EXERCISE PROMPT: Write out the opening lines of the data word for word, up to and including the line with "const noDataLabelAt = [[1963.28, 525], [1981.93, 346]];", and leave every picture and every later line out.

'''

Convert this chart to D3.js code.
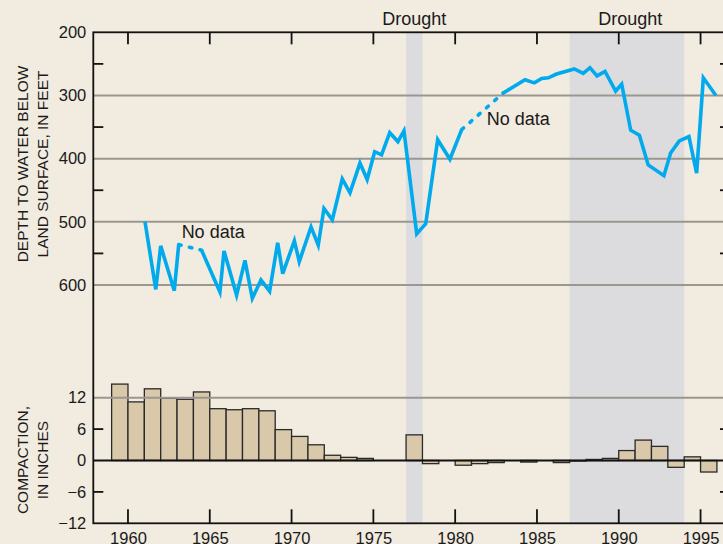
<!DOCTYPE html>
<html>
<head>
<meta charset="utf-8">
<script src="https://cdn.jsdelivr.net/npm/d3@7"></script>
<style>
    body { margin: 0; background: #f1ebe0; }
    svg { display: block; font-family: "Liberation Sans", Arial, Helvetica, sans-serif; }
</style>
</head>
<body>
<div id="dataviz"></div>
<script>
// water level, roughly two readings a year (decimal year, feet below land surface)
const levelYears = [1961.04, 1961.7, 1962.0, 1962.83, 1963.1,
    1964.5, 1965.62, 1965.87, 1966.64, 1967.15, 1967.6, 1968.13, 1968.66, 1969.15, 1969.46,
    1970.17, 1970.47, 1971.19, 1971.63, 1971.98, 1972.49, 1973.1, 1973.57, 1974.18, 1974.62,
    1975.08, 1975.5, 1976.0, 1976.5, 1976.87, 1977.65, 1978.2, 1978.93, 1979.68, 1980.4,
    1982.94, 1984.27, 1984.84, 1985.29, 1985.7, 1986.2, 1987.28, 1987.83, 1988.24, 1988.67,
    1989.16, 1989.81, 1990.18, 1990.73, 1991.26, 1991.8, 1992.76, 1993.17, 1993.7, 1994.29,
    1994.76, 1995.17, 1995.94];
const levelDepths = [500, 607, 538, 609, 536,
    545, 611, 546, 616, 561, 621, 592, 610, 533, 582,
    530, 563, 508, 537, 479, 497, 432, 454, 407, 433,
    389, 394, 359, 373, 356, 519, 503, 370, 401, 354,
    296, 275, 280, 273, 272, 266, 258, 265, 256, 269,
    262, 293, 282, 355, 363, 410, 427, 391, 372, 365,
    423, 272, 300];
// readings after which there is a "No data" gap
const noDataAfter = [1963.1, 1980.4];
// label anchors (year, depth) = left end of the text baseline
const noDataLabelAt = [[1963.28, 525], [1981.93, 346]];

// yearly compaction, inches
const compactionYears = [1959, 1960, 1961, 1962, 1963, 1964, 1965, 1966, 1967, 1968, 1969,
    1970, 1971, 1972, 1973, 1974, 1975, 1976, 1977, 1978, 1979, 1980, 1981, 1982, 1983,
    1984, 1985, 1986, 1987, 1988, 1989, 1990, 1991, 1992, 1993, 1994, 1995];
const compactionValues = [14.6, 11.2, 13.7, 11.9, 11.7, 13.1, 9.9, 9.7, 9.9, 9.5, 5.9,
    4.6, 3.0, 1.0, 0.6, 0.4, null, null, 4.9, -0.6, null, -0.9, -0.6, -0.4, null,
    -0.3, null, -0.4, -0.1, 0.2, 0.4, 1.9, 3.9, 2.7, -1.3, 0.7, -2.2];

const droughts = [[1977, 1978], [1987, 1994]];
const droughtLabelYears = [1977.5, 1990.7];

const yearTicks = [1960, 1965, 1970, 1975, 1980, 1985, 1990, 1995];
const depthTicks = [200, 300, 400, 500, 600];
const depthMinorTicks = [250, 350, 450, 550];
const compactionTicks = [-12, -6, 0, 6, 12];
const compactionMinorTicks = [-6, 6];

(function () {
    'use strict'

    let W = 723, H = 544;
    let left = 93.3, right = 730;
    let top = 32.3, bottom = 523.3;

    let svg = d3.select("#dataviz").append("svg").attr("width", W).attr("height", H)

    svg.append('rect').attr('width', W).attr('height', H).attr('fill', '#f1ebe0')

    let x = d3.scaleLinear().domain([1957.88, 1996.8]).range([left, right])
    let yDepth = d3.scaleLinear().domain([200, 600]).range([top, 285])
    let yComp = d3.scaleLinear().domain([-12, 12]).range([bottom, 397.7])

    // drought shading over both panels
    svg.selectAll('rect.drought').data(droughts).enter().append('rect')
        .attr('x', d => x(d[0]))
        .attr('width', d => x(d[1]) - x(d[0]))
        .attr('y', top)
        .attr('height', bottom - top)
        .attr('fill', '#dcdcdf')

    svg.selectAll('text.drought').data(droughtLabelYears).enter().append('text')
        .attr('x', d => x(d))
        .attr('y', 25)
        .attr('text-anchor', 'middle')
        .attr('font-size', 18)
        .attr('fill', '#1a1a1a')
        .text('Drought')

    // compaction bars
    let bars = compactionYears.map((yr, i) => ({ yr: yr, v: compactionValues[i] })).filter(d => d.v !== null)
    svg.selectAll('rect.bar').data(bars).enter().append('rect')
        .attr('x', d => x(d.yr))
        .attr('width', d => x(d.yr + 1) - x(d.yr))
        .attr('y', d => yComp(Math.max(0, d.v)))
        .attr('height', d => Math.abs(yComp(d.v) - yComp(0)))
        .attr('fill', '#d9c9aa')
        .attr('stroke', '#2a2a2a')
        .attr('stroke-width', 1.3)

    // gray gridlines
    let grid = svg.append('g').attr('stroke', '#9b978f').attr('stroke-width', 2)
    grid.selectAll('line.d').data(depthTicks.slice(1)).enter().append('line')
        .attr('x1', left).attr('x2', right)
        .attr('y1', d => yDepth(d)).attr('y2', d => yDepth(d))
    grid.append('line')
        .attr('x1', left).attr('x2', right)
        .attr('y1', yComp(12)).attr('y2', yComp(12))

    // zero line
    svg.append('line')
        .attr('x1', left).attr('x2', right)
        .attr('y1', yComp(0)).attr('y2', yComp(0))
        .attr('stroke', '#111').attr('stroke-width', 1.8)

    // water level: split at the no-data gaps
    let pts = levelYears.map((yr, i) => ({ x: yr, y: levelDepths[i] }))
    let segs = [[]], gaps = []
    pts.forEach((p, i) => {
        segs[segs.length - 1].push(p)
        if (noDataAfter.indexOf(p.x) >= 0 && i < pts.length - 1) {
            gaps.push([p, pts[i + 1]])
            segs.push([])
        }
    })

    let line = d3.line().x(d => x(d.x)).y(d => yDepth(d.y))

    svg.selectAll('path.level').data(segs).enter().append('path')
        .attr('d', d => line(d))
        .attr('fill', 'none')
        .attr('stroke', '#00aaec')
        .attr('stroke-width', 3.6)
        .attr('stroke-linejoin', 'miter')

    svg.selectAll('path.gap').data(gaps).enter().append('path')
        .attr('d', d => line(d))
        .attr('fill', 'none')
        .attr('stroke', '#00aaec')
        .attr('stroke-width', 3.6)
        .attr('stroke-linecap', 'round')
        .attr('stroke-dasharray', '2.5,8.5')

    svg.selectAll('text.nodata').data(noDataLabelAt).enter().append('text')
        .attr('x', d => x(d[0]))
        .attr('y', d => yDepth(d[1]))
        .attr('font-size', 18)
        .attr('fill', '#1a1a1a')
        .text('No data')

    // frame
    let frame = svg.append('g').attr('stroke', '#111').attr('stroke-width', 1.8).attr('fill', 'none')
    frame.append('rect')
        .attr('x', left).attr('y', top)
        .attr('width', right - left).attr('height', bottom - top)

    // tick marks
    let ticks = svg.append('g').attr('stroke', '#111').attr('stroke-width', 1.8)
    ticks.selectAll('line.t').data(yearTicks).enter().append('line')
        .attr('x1', d => x(d)).attr('x2', d => x(d))
        .attr('y1', top).attr('y2', top + 12)
    ticks.selectAll('line.b').data(yearTicks).enter().append('line')
        .attr('x1', d => x(d)).attr('x2', d => x(d))
        .attr('y1', bottom).attr('y2', bottom - 14)

    let sideTicks = depthMinorTicks.map(yDepth).concat(compactionMinorTicks.map(yComp))
    ticks.selectAll('line.l').data(sideTicks).enter().append('line')
        .attr('x1', left).attr('x2', left + 10)
        .attr('y1', d => d).attr('y2', d => d)
    ticks.selectAll('line.r').data(sideTicks).enter().append('line')
        .attr('x1', right).attr('x2', right - 10)
        .attr('y1', d => d).attr('y2', d => d)

    // tick labels through d3 axes
    function styleAxis(g) {
        g.select('.domain').remove()
        g.selectAll('.tick line').remove()
        g.selectAll('text').attr('font-size', 16.5).attr('fill', '#1a1a1a')
            .attr('font-family', '"Liberation Sans", Arial, Helvetica, sans-serif')
    }

    svg.append('g').attr('transform', `translate(${left},0)`)
        .call(d3.axisLeft(yDepth).tickValues(depthTicks).tickSize(0).tickPadding(7))
        .call(styleAxis)

    svg.append('g').attr('transform', `translate(${left},0)`)
        .call(d3.axisLeft(yComp).tickValues(compactionTicks).tickSize(0).tickPadding(7)
            .tickFormat(d => d < 0 ? '\u2212' + Math.abs(d) : d))
        .call(styleAxis)

    svg.append('g').attr('transform', `translate(0,${bottom})`)
        .call(d3.axisBottom(x).tickValues(yearTicks).tickSize(0).tickPadding(9).tickFormat(d3.format('d')))
        .call(styleAxis)

    // axis titles
    let t1 = svg.append('text').attr('transform', 'translate(28,164) rotate(-90)')
        .attr('text-anchor', 'middle').attr('font-size', 15.5).attr('fill', '#1a1a1a')
    t1.append('tspan').attr('x', 0).attr('dy', 0).text('DEPTH TO WATER BELOW')
    t1.append('tspan').attr('x', 0).attr('dy', 20).text('LAND SURFACE, IN FEET')

    let t2 = svg.append('text').attr('transform', 'translate(28,460) rotate(-90)')
        .attr('text-anchor', 'middle').attr('font-size', 15.5).attr('fill', '#1a1a1a')
    t2.append('tspan').attr('x', 0).attr('dy', 0).text('COMPACTION,')
    t2.append('tspan').attr('x', 0).attr('dy', 20).text('IN INCHES')

}).call({});
</script>
</body>
</html>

'''

RESULT:
Convert this chart to D3.js code.
<!DOCTYPE html>
<html>
<head>
<meta charset="utf-8">
<script src="https://cdn.jsdelivr.net/npm/d3@7"></script>
<style>
    body { margin: 0; background: #f1ebe0; }
    svg { display: block; font-family: "Liberation Sans", Arial, Helvetica, sans-serif; }
</style>
</head>
<body>
<div id="dataviz"></div>
<script>
// water level, roughly two readings a year (decimal year, feet below land surface)
const levelYears = [1961.04, 1961.7, 1962.0, 1962.83, 1963.1,
    1964.5, 1965.62, 1965.87, 1966.64, 1967.15, 1967.6, 1968.13, 1968.66, 1969.15, 1969.46,
    1970.17, 1970.47, 1971.19, 1971.63, 1971.98, 1972.49, 1973.1, 1973.57, 1974.18, 1974.62,
    1975.08, 1975.5, 1976.0, 1976.5, 1976.87, 1977.65, 1978.2, 1978.93, 1979.68, 1980.4,
    1982.94, 1984.27, 1984.84, 1985.29, 1985.7, 1986.2, 1987.28, 1987.83, 1988.24, 1988.67,
    1989.16, 1989.81, 1990.18, 1990.73, 1991.26, 1991.8, 1992.76, 1993.17, 1993.7, 1994.29,
    1994.76, 1995.17, 1995.94];
const levelDepths = [500, 607, 538, 609, 536,
    545, 611, 546, 616, 561, 621, 592, 610, 533, 582,
    530, 563, 508, 537, 479, 497, 432, 454, 407, 433,
    389, 394, 359, 373, 356, 519, 503, 370, 401, 354,
    296, 275, 280, 273, 272, 266, 258, 265, 256, 269,
    262, 293, 282, 355, 363, 410, 427, 391, 372, 365,
    423, 272, 300];
// readings after which there is a "No data" gap
const noDataAfter = [1963.1, 1980.4];
// label anchors (year, depth) = left end of the text baseline
const noDataLabelAt = [[1963.28, 525], [1981.93, 346]];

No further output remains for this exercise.